The theme for today is connecting.  We in the United States do a bad job at this.  It is unusual for a person to initiate a conversation with someone sitting on a bus or train on their way to work because we are loyal in keeping our urban solitude commandment.  Thanks to technological advances, physical distance doesn’t mean much anymore because our neighbors can be physical close to us for years and we still aren’t as close to them in relationship as we are to someone who is thousands of miles away.  I envy other cultures that are more communal when I travel outside the U.S.  Sometimes I yearn to be acknowledged, to say “hi” to and being asked “how are you?”  I love hugs and smiles, it brighten my day. 
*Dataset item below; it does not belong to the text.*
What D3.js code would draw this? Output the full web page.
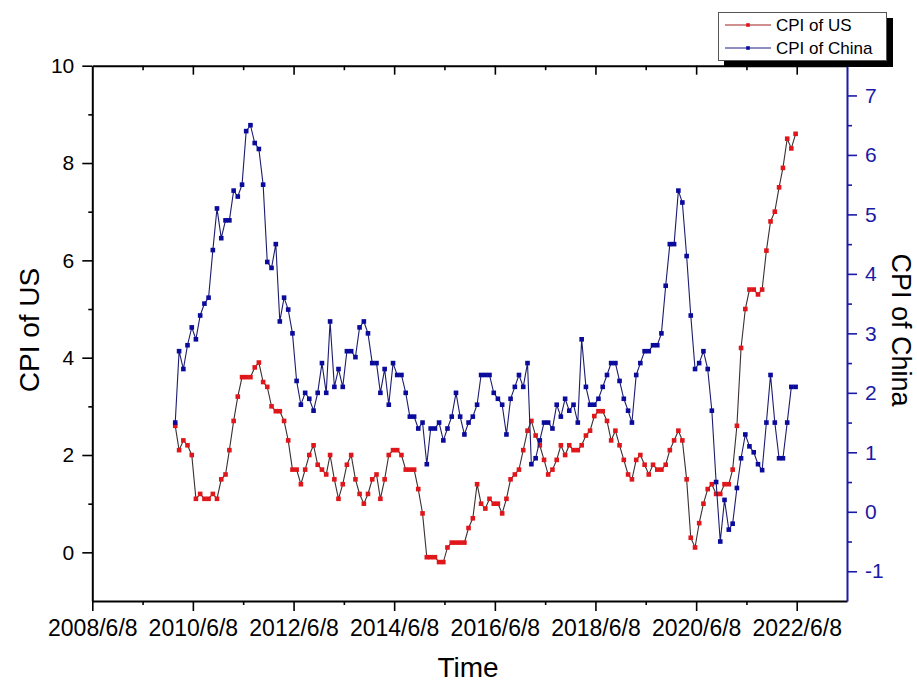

I say this because I wish I knew all of these things ten years ago.  It was about ten years ago that my family lived next door to an Irish-American family.  They had four daughters, one in particular had pretty blue eyes.  I can still remember and visualize even today holding her because she was probably 5 or 6 at the time. And just like that, 10 years later, I recently found out that she took her own life at a mere age of 16.  Thinking back, I regret not keeping in touch and reconnecting when we moved out that neighborhood.  I really wish I did because maybe I could have changed her mind, or at least be there to tell her in her last moments of life how much I loved her.  Maybe that would change something, or at least made her feel that she's not alone.

Of course life is full of “could have’s” and “should have’s” but the past can be looked at as a precious gift in itself.  I will always have that image of me holding her in my arms.  What gives me hope is that I know at this moment, she is in arms that are more tender than mine, more loving, and more gentle.  However, consoling as that may be, it doesn’t fully take the pain away.  When someone we care about dies, it leaves a scar in our heart.  This is especially agonizing when the death is from suicide.  But in the end, if we truly believe our God is one who is loving, compassionate, and understanding, we can rest assured that through God’s infinite mercy, my beautiful blue-eyed girl will be embraced by arms far gentler than mine running to hold her.